§ **What you need to do**: Repeat the material exactly as it appears.

********************

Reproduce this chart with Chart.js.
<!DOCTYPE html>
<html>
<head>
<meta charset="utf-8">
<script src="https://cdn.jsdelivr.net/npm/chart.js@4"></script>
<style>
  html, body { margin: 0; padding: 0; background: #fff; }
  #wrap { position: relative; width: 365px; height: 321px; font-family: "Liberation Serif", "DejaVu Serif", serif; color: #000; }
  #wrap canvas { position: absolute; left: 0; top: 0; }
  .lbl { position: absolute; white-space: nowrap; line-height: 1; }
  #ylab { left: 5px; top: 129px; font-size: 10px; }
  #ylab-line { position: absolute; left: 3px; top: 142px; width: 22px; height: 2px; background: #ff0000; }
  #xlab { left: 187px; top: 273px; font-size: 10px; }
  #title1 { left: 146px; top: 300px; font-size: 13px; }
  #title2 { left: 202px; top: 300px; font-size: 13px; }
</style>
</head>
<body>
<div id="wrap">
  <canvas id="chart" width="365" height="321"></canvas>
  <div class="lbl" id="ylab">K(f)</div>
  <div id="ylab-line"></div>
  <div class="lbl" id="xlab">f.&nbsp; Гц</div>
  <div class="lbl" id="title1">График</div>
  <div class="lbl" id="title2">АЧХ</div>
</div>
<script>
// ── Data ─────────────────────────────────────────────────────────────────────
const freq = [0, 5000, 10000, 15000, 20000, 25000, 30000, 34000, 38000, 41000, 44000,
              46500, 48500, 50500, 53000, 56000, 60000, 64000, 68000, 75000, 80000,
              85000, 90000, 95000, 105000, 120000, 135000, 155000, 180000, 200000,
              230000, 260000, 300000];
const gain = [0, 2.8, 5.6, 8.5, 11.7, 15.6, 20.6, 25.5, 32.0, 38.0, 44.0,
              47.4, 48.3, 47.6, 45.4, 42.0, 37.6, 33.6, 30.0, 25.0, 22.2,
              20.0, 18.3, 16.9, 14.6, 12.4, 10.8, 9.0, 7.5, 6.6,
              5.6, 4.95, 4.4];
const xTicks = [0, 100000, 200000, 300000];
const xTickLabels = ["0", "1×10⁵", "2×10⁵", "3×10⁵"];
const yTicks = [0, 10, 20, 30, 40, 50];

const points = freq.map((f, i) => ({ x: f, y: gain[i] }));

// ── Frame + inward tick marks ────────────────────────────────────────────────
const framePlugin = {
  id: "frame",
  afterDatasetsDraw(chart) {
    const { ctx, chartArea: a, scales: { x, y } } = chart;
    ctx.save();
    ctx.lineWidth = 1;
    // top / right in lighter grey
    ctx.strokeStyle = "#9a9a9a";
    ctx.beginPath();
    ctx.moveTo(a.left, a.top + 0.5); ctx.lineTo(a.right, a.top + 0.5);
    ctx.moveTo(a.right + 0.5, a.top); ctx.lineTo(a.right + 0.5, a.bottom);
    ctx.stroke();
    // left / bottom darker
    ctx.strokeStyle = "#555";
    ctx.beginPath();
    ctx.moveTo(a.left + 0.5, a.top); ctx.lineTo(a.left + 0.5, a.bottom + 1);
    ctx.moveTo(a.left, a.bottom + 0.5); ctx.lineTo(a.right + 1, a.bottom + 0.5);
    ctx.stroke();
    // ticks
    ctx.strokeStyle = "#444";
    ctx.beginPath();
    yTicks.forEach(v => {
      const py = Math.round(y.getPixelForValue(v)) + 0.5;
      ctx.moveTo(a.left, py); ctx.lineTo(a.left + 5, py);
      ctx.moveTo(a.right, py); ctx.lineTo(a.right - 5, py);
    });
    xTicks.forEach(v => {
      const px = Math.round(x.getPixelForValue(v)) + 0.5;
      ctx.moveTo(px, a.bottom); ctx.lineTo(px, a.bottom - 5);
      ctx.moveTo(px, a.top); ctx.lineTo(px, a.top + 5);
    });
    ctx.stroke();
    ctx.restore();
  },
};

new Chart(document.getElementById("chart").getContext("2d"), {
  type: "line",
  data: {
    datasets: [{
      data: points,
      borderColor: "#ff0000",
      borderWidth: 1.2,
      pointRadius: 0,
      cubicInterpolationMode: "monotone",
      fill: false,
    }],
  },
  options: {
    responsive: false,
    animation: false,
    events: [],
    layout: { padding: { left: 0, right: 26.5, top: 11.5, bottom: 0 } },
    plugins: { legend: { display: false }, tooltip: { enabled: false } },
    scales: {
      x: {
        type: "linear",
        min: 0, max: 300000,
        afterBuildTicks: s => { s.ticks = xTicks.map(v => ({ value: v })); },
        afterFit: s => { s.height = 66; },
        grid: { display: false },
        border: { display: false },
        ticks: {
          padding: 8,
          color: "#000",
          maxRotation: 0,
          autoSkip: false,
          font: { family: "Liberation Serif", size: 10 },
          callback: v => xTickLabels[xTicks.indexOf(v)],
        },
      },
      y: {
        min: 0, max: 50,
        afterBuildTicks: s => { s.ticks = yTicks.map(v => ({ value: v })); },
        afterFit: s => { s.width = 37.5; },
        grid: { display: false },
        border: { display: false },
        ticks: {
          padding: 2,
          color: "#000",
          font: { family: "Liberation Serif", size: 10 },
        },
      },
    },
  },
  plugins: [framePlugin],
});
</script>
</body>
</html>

********************

§ **Completed exercise**:
Reproduce this chart with Chart.js.
<!DOCTYPE html>
<html>
<head>
<meta charset="utf-8">
<script src="https://cdn.jsdelivr.net/npm/chart.js@4"></script>
<style>
  html, body { margin: 0; padding: 0; background: #fff; }
  #wrap { position: relative; width: 365px; height: 321px; font-family: "Liberation Serif", "DejaVu Serif", serif; color: #000; }
  #wrap canvas { position: absolute; left: 0; top: 0; }
  .lbl { position: absolute; white-space: nowrap; line-height: 1; }
  #ylab { left: 5px; top: 129px; font-size: 10px; }
  #ylab-line { position: absolute; left: 3px; top: 142px; width: 22px; height: 2px; background: #ff0000; }
  #xlab { left: 187px; top: 273px; font-size: 10px; }
  #title1 { left: 146px; top: 300px; font-size: 13px; }
  #title2 { left: 202px; top: 300px; font-size: 13px; }
</style>
</head>
<body>
<div id="wrap">
  <canvas id="chart" width="365" height="321"></canvas>
  <div class="lbl" id="ylab">K(f)</div>
  <div id="ylab-line"></div>
  <div class="lbl" id="xlab">f.&nbsp; Гц</div>
  <div class="lbl" id="title1">График</div>
  <div class="lbl" id="title2">АЧХ</div>
</div>
<script>
// ── Data ─────────────────────────────────────────────────────────────────────
const freq = [0, 5000, 10000, 15000, 20000, 25000, 30000, 34000, 38000, 41000, 44000,
              46500, 48500, 50500, 53000, 56000, 60000, 64000, 68000, 75000, 80000,
              85000, 90000, 95000, 105000, 120000, 135000, 155000, 180000, 200000,
              230000, 260000, 300000];
const gain = [0, 2.8, 5.6, 8.5, 11.7, 15.6, 20.6, 25.5, 32.0, 38.0, 44.0,
              47.4, 48.3, 47.6, 45.4, 42.0, 37.6, 33.6, 30.0, 25.0, 22.2,
              20.0, 18.3, 16.9, 14.6, 12.4, 10.8, 9.0, 7.5, 6.6,
              5.6, 4.95, 4.4];
const xTicks = [0, 100000, 200000, 300000];
const xTickLabels = ["0", "1×10⁵", "2×10⁵", "3×10⁵"];
const yTicks = [0, 10, 20, 30, 40, 50];

const points = freq.map((f, i) => ({ x: f, y: gain[i] }));

// ── Frame + inward tick marks ────────────────────────────────────────────────
const framePlugin = {
  id: "frame",
  afterDatasetsDraw(chart) {
    const { ctx, chartArea: a, scales: { x, y } } = chart;
    ctx.save();
    ctx.lineWidth = 1;
    // top / right in lighter grey
    ctx.strokeStyle = "#9a9a9a";
    ctx.beginPath();
    ctx.moveTo(a.left, a.top + 0.5); ctx.lineTo(a.right, a.top + 0.5);
    ctx.moveTo(a.right + 0.5, a.top); ctx.lineTo(a.right + 0.5, a.bottom);
    ctx.stroke();
    // left / bottom darker
    ctx.strokeStyle = "#555";
    ctx.beginPath();
    ctx.moveTo(a.left + 0.5, a.top); ctx.lineTo(a.left + 0.5, a.bottom + 1);
    ctx.moveTo(a.left, a.bottom + 0.5); ctx.lineTo(a.right + 1, a.bottom + 0.5);
    ctx.stroke();
    // ticks
    ctx.strokeStyle = "#444";
    ctx.beginPath();
    yTicks.forEach(v => {
      const py = Math.round(y.getPixelForValue(v)) + 0.5;
      ctx.moveTo(a.left, py); ctx.lineTo(a.left + 5, py);
      ctx.moveTo(a.right, py); ctx.lineTo(a.right - 5, py);
    });
    xTicks.forEach(v => {
      const px = Math.round(x.getPixelForValue(v)) + 0.5;
      ctx.moveTo(px, a.bottom); ctx.lineTo(px, a.bottom - 5);
      ctx.moveTo(px, a.top); ctx.lineTo(px, a.top + 5);
    });
    ctx.stroke();
    ctx.restore();
  },
};

new Chart(document.getElementById("chart").getContext("2d"), {
  type: "line",
  data: {
    datasets: [{
      data: points,
      borderColor: "#ff0000",
      borderWidth: 1.2,
      pointRadius: 0,
      cubicInterpolationMode: "monotone",
      fill: false,
    }],
  },
  options: {
    responsive: false,
    animation: false,
    events: [],
    layout: { padding: { left: 0, right: 26.5, top: 11.5, bottom: 0 } },
    plugins: { legend: { display: false }, tooltip: { enabled: false } },
    scales: {
      x: {
        type: "linear",
        min: 0, max: 300000,
        afterBuildTicks: s => { s.ticks = xTicks.map(v => ({ value: v })); },
        afterFit: s => { s.height = 66; },
        grid: { display: false },
        border: { display: false },
        ticks: {
          padding: 8,
          color: "#000",
          maxRotation: 0,
          autoSkip: false,
          font: { family: "Liberation Serif", size: 10 },
          callback: v => xTickLabels[xTicks.indexOf(v)],
        },
      },
      y: {
        min: 0, max: 50,
        afterBuildTicks: s => { s.ticks = yTicks.map(v => ({ value: v })); },
        afterFit: s => { s.width = 37.5; },
        grid: { display: false },
        border: { display: false },
        ticks: {
          padding: 2,
          color: "#000",
          font: { family: "Liberation Serif", size: 10 },
        },
      },
    },
  },
  plugins: [framePlugin],
});
</script>
</body>
</html>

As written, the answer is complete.